Friday 12 September 2014

What's in a name?

I am trying not to be cynical about the way the Parliamentary Labour Party is patting itself on the back for supporting a motion by a Libdem back-bencher to water down the 'Bedroom Tax', and thus manage a rare defeat of the Government, but it's hard.  Great though it always is to see the Tories defeated and the Coalition coming apart at the seams, Labour's fixation with the 'Bedroom Tax' as the big evil of Welfare Reform, from which they will deliver us all when they come to power, strikes me as either deeply naïve or horribly disingenuous.

I often wonder if Labour would have been so willing to stand up against this policy if they weren't under pressure from northern Labour councils, who still have large amounts of their own housing stock and are feeling the financial pinch as their tenants struggle to pay the shortfall.  In short, is it concern for councils, rather than compassion for claimants, that drives this policy at all?

The 'under-occupation penalty' or 'removal of the spare room subsidy' - as the Tories spectacularly failed to christen it - is set apart from the other Coalition benefit horrors by one key thing; a catchy, derogatory nickname.  Coining the phrase 'Bedroom Tax' has helped to make the policy unpopular and catch the critical public eye in a way other 'reforms' have failed to.  To be fair, the Bedroom Tax is also relatively easy to explain and to debunk as policy.  To the Government's claim that it stops 'hard-working families' and 'tax payers' subsidising 'spare rooms' in workshy council tenants' homes, there is the response that many of these rooms aren't really 'spare' at all, but necessary to meet the special needs of disabled adults or children.  And that there is nowhere for the 'under-occupier' - workshy or otherwise - to downsize to.
 

But other 'Welfare Reforms' are at least as easy to knock down if you care to try.  Private tenants are treated at least as unjustly, since the Local Housing Allowance was cut to give benefit claimants access to only the cheapest 30% of properties.  A steep rise in non-dependent deductions amounts to a 'tax' on those grown up children stuck at home with mum and/or dad, unable to afford a place of their own.  The 'benefit cap' is demonstrably unfair if you show the benefit entitlement of a family on the average wage (see previous post).  
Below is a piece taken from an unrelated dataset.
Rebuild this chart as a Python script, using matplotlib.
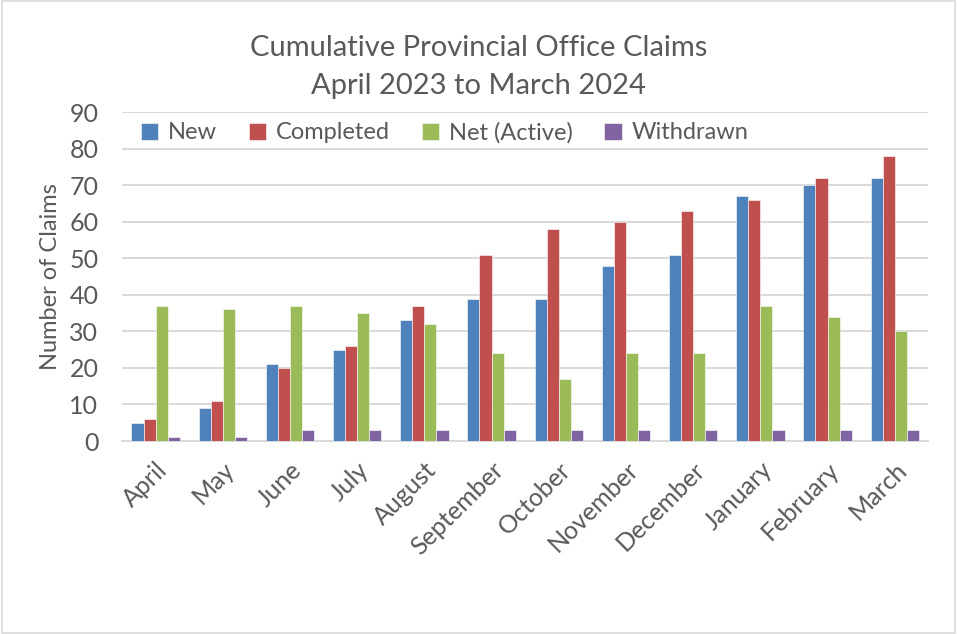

What about terminating Contribution-based ESA for those in the work-related activity group rate after 12 months, when both ESA and the Incapacity Benefit which pre-dated it were payable for the duration of the claimant's illness - until the Coalition came to power?  Contribution-based benefits are earned through paying NI contributions and are most useful to those with 'hard-working' spouses whose wages take the couple's joint income over the miserly means-tested benefit rates, or who have saved for a rainy day.  A canny Labour politician could surely sell repealing this mean-spirited measure to the most ardent of Daily Mail readers.


Then there's turning Council Tax Support into the ultimate 'postcode lottery', with a mess of different schemes and only the vulture flocks of the bailiffs gaining anything from the charges.  The cruel chaos of PIP's bungled implementation.  The morass of local Social Fund schemes - and the fact that, having landed councils with responsibility for administering these, the Government is ceasing to fund them next year.

The Opposition has fought shy of taking on these issues from a claimant-focused angle until now, believing the public to have swallowed whole the 'strivers and skivers' tales they also once told.  But perhaps there are important lessons to be learned from the Scottish Independence debate.  North of the border, an awful lot of people haven't bought that story.  They aren't fooled by the 'ending the something for nothing culture' and 'making work pay' mantra trotted out in the face of every reported injustice by increasingly desperate DWP ministers and nameless spokespeople.  They have seen the stories about suicide and starvation in their local papers, on social media and even - occasionally - the national press.  They know this is wrong.  More than that, they're prepared to register to vote, sometimes after decades (post Poll Tax) of not doing so, and to risk a great deal on the chance of a genuinely fairer society.  Women and younger voters in particular like this vision.

With Labour's conference almost upon us, I'll be curious to see whether they'll grasp this last chance before the election to change the debate from one about cutting the cost of 'welfare' to saving Social Security.